Canoe builder opens online, brick-and-mortar stores; his vessels resemble those from mid-19th century
Stepping into the Bark Canoe Store can be a surreal experience. The small shop, just off busy Division Street, is an oasis of quiet. Woven birch pack baskets hang from one wall. Spruce root dangles from the rafters, and the air is redolent with the scent of wood shavings.
Small decorative canoes line the shelves. Full-size bark and fiberglass canoes in various stages of completion lie in the shop and in the yard behind it.
Store owner John Lindman fits perfectly into this setting.

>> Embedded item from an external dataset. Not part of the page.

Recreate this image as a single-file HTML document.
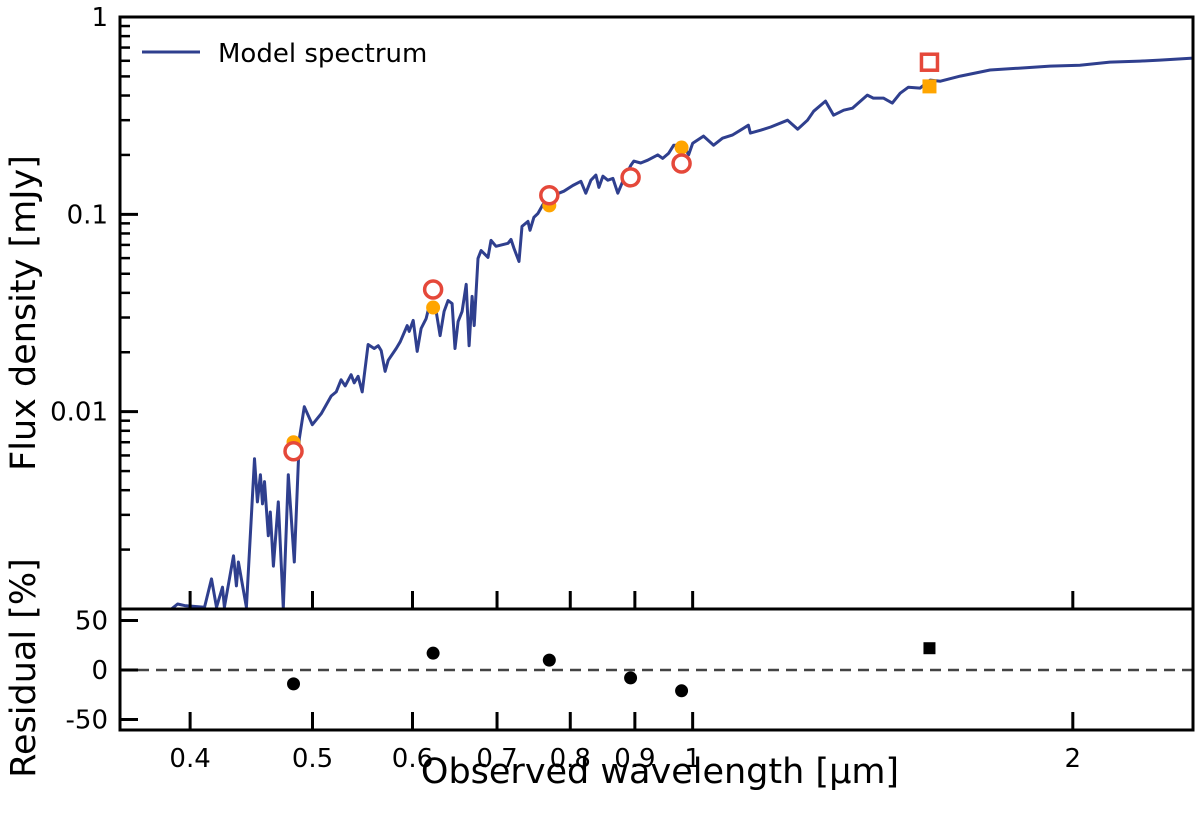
<!DOCTYPE html>
<html><head><meta charset="utf-8"><style>
html,body{margin:0;padding:0;background:#fff;}
svg{display:block;font-family:"DejaVu Sans","Liberation Sans",sans-serif;}
</style></head><body>
<svg id="c" width="1200" height="824" viewBox="0 0 1200 824">
<defs>
<clipPath id="clipTop"><rect x="120" y="17" width="1073" height="592"/></clipPath>
</defs>
<g id="topPanel"></g>
<g id="botPanel"></g>
<g id="labels">
<text x="660" y="783" font-size="35" text-anchor="middle">Observed wavelength [μm]</text>
<text transform="translate(35,313) rotate(-90)" font-size="35" text-anchor="middle">Flux density [mJy]</text>
<text transform="translate(35,668) rotate(-90)" font-size="35" text-anchor="middle">Residual [%]</text>
</g>
<g>
<line x1="142" y1="52" x2="200" y2="52" stroke="#2f3f8e" stroke-width="3"/>
<text x="218" y="62" font-size="26">Model spectrum</text>
</g>
</svg>
<script>
const specWave=[0.3866,0.391,0.396,0.4106,0.4159,0.4197,0.4243,0.4258,0.4329,0.4352,0.4368,0.4432,0.4498,0.4522,0.4547,0.4564,0.4581,0.4613,0.463,0.4656,0.4698,0.4741,0.4784,0.4837,0.4881,0.4926,0.4998,0.508,0.5173,0.5221,0.5268,0.5307,0.5365,0.5395,0.5434,0.5474,0.5534,0.5595,0.5636,0.5667,0.5708,0.574,0.5824,0.5867,0.5942,0.5964,0.6008,0.6052,0.6095,0.6151,0.6184,0.6263,0.631,0.6356,0.6402,0.6449,0.6484,0.652,0.6568,0.6617,0.6653,0.6689,0.6714,0.6761,0.6799,0.6886,0.6924,0.6987,0.7142,0.718,0.722,0.7286,0.7326,0.7407,0.7433,0.7487,0.7542,0.761,0.768,0.7764,0.7907,0.8037,0.8156,0.823,0.8306,0.8382,0.8429,0.849,0.8567,0.8646,0.8724,0.8804,0.8934,0.8983,0.9097,0.9213,0.9383,0.9469,0.9572,0.966,0.9837,0.9927,1.0,1.02,1.039,1.056,1.075,1.091,1.107,1.111,1.132,1.153,1.189,1.211,1.233,1.247,1.274,1.293,1.317,1.338,1.375,1.39,1.416,1.439,1.46,1.482,1.514,1.542,1.571,1.629,1.72,1.817,1.919,2.026,2.14,2.261,2.344,2.489];
const specFlux=[0.001,0.00106,0.00104,0.00102,0.00142,0.00102,0.00129,0.00102,0.00186,0.00131,0.00173,0.00102,0.00577,0.00349,0.00479,0.00341,0.00442,0.00235,0.0031,0.00165,0.00349,0.00101,0.00479,0.00173,0.00729,0.0106,0.00859,0.00977,0.012,0.0126,0.0145,0.0135,0.0154,0.014,0.0151,0.0126,0.0219,0.0209,0.0216,0.0204,0.016,0.0182,0.0209,0.0226,0.0273,0.0255,0.029,0.0202,0.0264,0.0296,0.0341,0.0326,0.0243,0.0322,0.0366,0.0353,0.0209,0.0286,0.0322,0.0442,0.0216,0.0384,0.0273,0.0598,0.0656,0.0605,0.0738,0.0689,0.0713,0.0746,0.0672,0.0577,0.0869,0.0921,0.083,0.0966,0.101,0.112,0.121,0.125,0.131,0.14,0.147,0.128,0.149,0.158,0.137,0.156,0.149,0.152,0.128,0.147,0.177,0.186,0.182,0.188,0.2,0.192,0.204,0.224,0.224,0.2,0.229,0.249,0.224,0.243,0.252,0.267,0.283,0.258,0.267,0.277,0.3,0.27,0.3,0.333,0.375,0.318,0.337,0.345,0.402,0.388,0.388,0.366,0.411,0.441,0.436,0.479,0.473,0.502,0.539,0.551,0.564,0.57,0.591,0.598,0.605,0.619];
const photWave=[0.483,0.623,0.770,0.893,0.980];
const photObs=[0.0063,0.0416,0.125,0.154,0.181];
const photModel=[0.0070,0.0337,0.111,0.155,0.218];
const sqWave=[1.54];
const sqObs=[0.59];
const sqModel=[0.445];
const residCircle=[-14,17,10,-8,-21];
const residSquare=[22];
const xTicks=[0.4,0.5,0.6,0.7,0.8,0.9,1,2];
const xTickLabels=["0.4","0.5","0.6","0.7","0.8","0.9","1","2"];
const yTicks=[0.01,0.1,1];
const yTickLabels=["0.01","0.1","1"];
const rTicks=[50,0,-50];
const rTickLabels=["50","0","-50"];

const NS='http://www.w3.org/2000/svg';
const L=120,R=1193,T=17,M=609,B=730;
const xLo=0.352,xHi=2.49;
const yLo=0.001,yHi=1.0;
const rLo=-60.6,rHi=61.6;
function X(w){return L+(Math.log10(w)-Math.log10(xLo))/(Math.log10(xHi)-Math.log10(xLo))*(R-L);}
function Y(f){return M-(Math.log10(f)-Math.log10(yLo))/(Math.log10(yHi)-Math.log10(yLo))*(M-T);}
function RY(r){return B-(r-rLo)/(rHi-rLo)*(B-M);}
function mk(tag,attrs,parent){const e=document.createElementNS(NS,tag);for(const k in attrs)e.setAttribute(k,attrs[k]);parent.appendChild(e);return e;}
const gTop=document.getElementById('topPanel'),gBot=document.getElementById('botPanel');

let d=specWave.map((w,i)=>(i?'L':'M')+X(w).toFixed(1)+','+Y(specFlux[i]).toFixed(1)).join(' ');
const line=mk('path',{d:d,fill:'none',stroke:'#2f3f8e','stroke-width':3,'stroke-linejoin':'round','clip-path':'url(#clipTop)'},gTop);



photWave.forEach((w,i)=>{
 const c=mk('circle',{cx:X(w),cy:Y(photModel[i]),r:7,fill:'#ffa500'},gTop);
 
 
});
sqWave.forEach((w,i)=>{
 const s=mk('rect',{x:X(w)-7,y:Y(sqModel[i])-7,width:14,height:14,fill:'#ffa500'},gTop);
 
 
});
photWave.forEach((w,i)=>{
 const c=mk('circle',{cx:X(w),cy:Y(photObs[i]),r:8.5,fill:'#fff',stroke:'#e5483a','stroke-width':3.5},gTop);
 
 
});
sqWave.forEach((w,i)=>{
 const s=mk('rect',{x:X(w)-8,y:Y(sqObs[i])-8,width:16,height:16,fill:'#fff',stroke:'#e5483a','stroke-width':3.5},gTop);
 
 
});

const z=mk('line',{x1:L,x2:R,y1:RY(0),y2:RY(0),stroke:'#444','stroke-width':2.5,'stroke-dasharray':'11,7'},gBot);


photWave.forEach((w,i)=>{
 const c=mk('circle',{cx:X(w),cy:RY(residCircle[i]),r:6.5,fill:'#000'},gBot);
 
 
});
sqWave.forEach((w,i)=>{
 const s=mk('rect',{x:X(w)-6,y:RY(residSquare[i])-6,width:12,height:12,fill:'#000'},gBot);
 
 
});

xTicks.forEach((t,i)=>{
 const x=X(t);
 const a=mk('line',{x1:x,x2:x,y1:M,y2:M-18,stroke:'#000','stroke-width':3},gTop);
 
 
 const b=mk('line',{x1:x,x2:x,y1:B,y2:B-18,stroke:'#000','stroke-width':3},gBot);
 
 
 const tx=mk('text',{x:x,y:B+37,'font-size':26,'text-anchor':'middle'},gBot);
 tx.textContent=xTickLabels[i];
 
 
});
for(let dec=-3;dec<0;dec++){
 for(let m=2;m<=9;m++){
  const v=m*Math.pow(10,dec);const y=Y(v);
  const t=mk('line',{x1:L,x2:L+10,y1:y,y2:y,stroke:'#000','stroke-width':2.5},gTop);
  
  
 }
}
yTicks.forEach((v,i)=>{
 const y=Y(v);
 const t=mk('line',{x1:L,x2:L+18,y1:y,y2:y,stroke:'#000','stroke-width':3},gTop);
 
 
 const tx=mk('text',{x:L-12,y:y+9,'font-size':26,'text-anchor':'end'},gTop);
 tx.textContent=yTickLabels[i];
 
 
});
rTicks.forEach((v,i)=>{
 const y=RY(v);
 const t=mk('line',{x1:L,x2:L+18,y1:y,y2:y,stroke:'#000','stroke-width':3},gBot);
 
 
 const tx=mk('text',{x:L-12,y:y+9,'font-size':26,'text-anchor':'end'},gBot);
 tx.textContent=rTickLabels[i];
 
 
});
const f1=mk('rect',{x:L,y:T,width:R-L,height:M-T,fill:'none',stroke:'#000','stroke-width':3},gTop);


const f2=mk('rect',{x:L,y:M,width:R-L,height:B-M,fill:'none',stroke:'#000','stroke-width':3},gBot);


</script>
</body></html>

With his beard and graying brown hair pulled into a ponytail, he looks like an outdoorsman in the Philip Goodwin prints that hang on his walls.
“The idea of the shop is to make it look like it’s a hundred years old,” he said. That seems especially appropriate, considering the boats he builds here saw their heyday during the height of the fur trade in the mid-1800s.
However, as a young adult Lindman preferred kayaks to canoes. He enjoyed the adrenalin rush of whitewater kayak racing. But while visiting his parents during a college break, he wanted to spend time on the water. They didn’t have a kayak, but they did have an aluminum canoe. He took the boat out on the Spokane River, where he discovered faster isn’t always better.
“Canoeing is like meditation,” he said. “It’s better than walking or biking. I can be all wrapped up in stuff and get out on a river and be in the present moment.”
The solitary stillness and the intimacy with the environment, combined with the technical skill needed for navigation, made Lindman a canoeing convert.
Though he left Spokane to attend the University of Washington and then pursued a career in the dot-com industry, his love of natural beauty and passion for the outdoors stayed with him.
In 1992 he attended a bark-canoe building class in Wisconsin and found a hobby that eventually became his livelihood. “The ultimate for me is the birch bark canoe,” Lindman said. “It’s the ultimate immersion into the environment.”
As he became involved in canoe building, he discovered a problem: lack of easily obtainable supplies. So he launched the online Bark Canoe Store in 2000. “I wanted to create a hangout for those who are really interested in this,” he said.
An unexpected layoff from his job overseeing software sales prompted Lindman to return to Spokane in 2003 and develop his hobby into a full-time business.
His virtual store expanded into a brick-and-mortar store in 2005. Lindman builds fiberglass birch bark canoe replicas, as well as the traditional canoes. He sells pack baskets and paddles, made in Maine, and has found a market for materials such as bark, twigs and saplings, which he sells to furniture makers and birch bark crafters.
Lindman imports the bark from Siberia, because he’s found the Siberian wood to be much more pliable and less fragile than its North American counterpart.
The process of crafting a canoe is labor-intensive and exhausting.
“It’s like trying to keep up with a 2-year -old,” Lindman said.
Yet he enjoys the artistic and innovative facets of the business. And Lindman’s creations have ended up in far-flung places.
“The first canoe I ever made is hanging in the Silver Bullet Bar in Bad Gastein, Austria,” he said. A fellow he’d taught at a bark canoe building workshop sent him a snapshot of him paddling his canoe on a lake in Geneva, Switzerland. Once, while traveling, Lindman stopped at a Bass Pro Store in Indiana and found one of his canoes hanging over the entrance. His boats have been featured in the PBS documentary “The War that Made America,” the movie “Dream Keeper” and a French-Canadian miniseries.
Every vessel is unique. “They’re mostly sold as art,” Lindman said. “But each one is built so they can be paddled on the water.”
And Lindman is still teaching others how to build boats. He conducts several workshops each year and frequently teaches the craft at private summer camps in the U.S. and Canada.
“As a kid I was fascinated with American-Indian culture,” he said.
While teaching his first class, Lindman got to experience an Indian culture firsthand. He was invited to Alaska to reintroduce the craft to a group of Kenai Indian teens. The skill of canoe making has faded from the Kenai way of life.
Said Lindman: “I was giving back what was taken away.”